Mountain summit in Alaska

Ultima Thule Peak is a 10900 ft glaciated mountain summit located in the Saint Elias Mountains of Wrangell-St. Elias National Park and Preserve, in the U.S. state of Alaska. The peak rises above the Hawkins Glacier to its east, Erickson Creek Glacier to the south, and the Canyon Creek Glacier to the northwest. Precipitation runoff from the mountain drains into tributaries of the Chitina River, which in turn is part of the Copper River drainage basin. The first ascent of the then-unnamed peak was made in 1996 by Paul Claus, Ruedi Homberger, and Reto Reuesh via the south face.
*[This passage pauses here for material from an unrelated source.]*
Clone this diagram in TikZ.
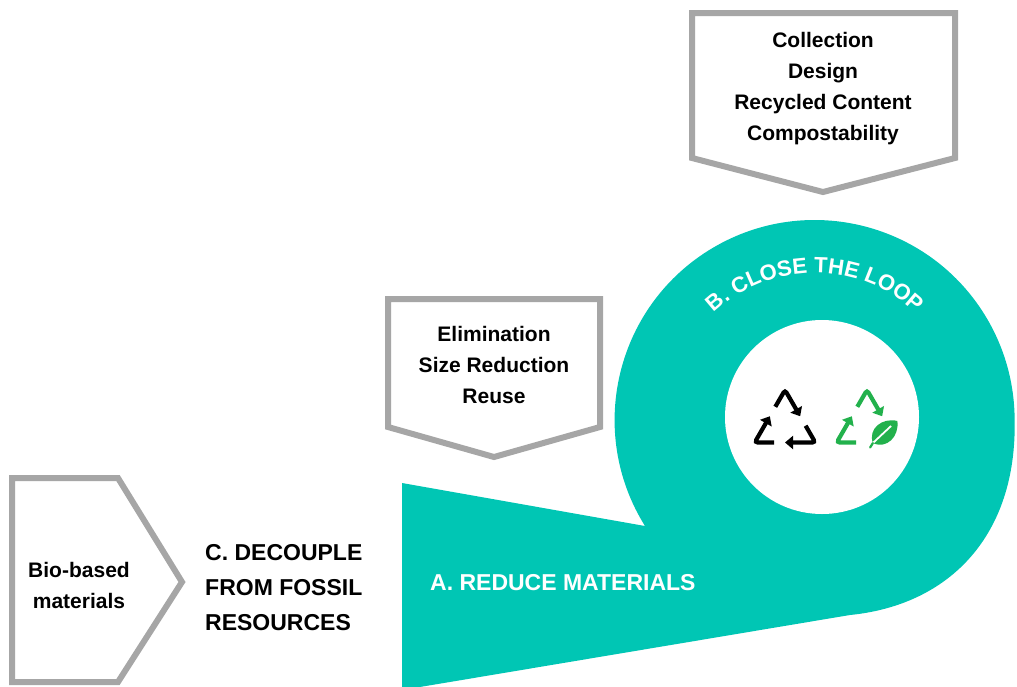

Paul Claus dubbed the peak “Ultima Thule Peak.” The second ascent was made April 20, 2013, by Kevin Ditzler and Jay Claus via the southwest ridge.

==Climate==

Based on the Köppen climate classification, Ultima Thule Peak is located in a subarctic climate zone with long, cold, snowy winters, and cool summers. Winds coming off the Gulf of Alaska are forced upwards by the Saint Elias Mountains (orographic lift), causing heavy precipitation in the form of rainfall and snowfall. Temperatures can drop below −20 °C with wind chill factors below −30 °C. The months May through June offer the most favorable weather for viewing and climbing.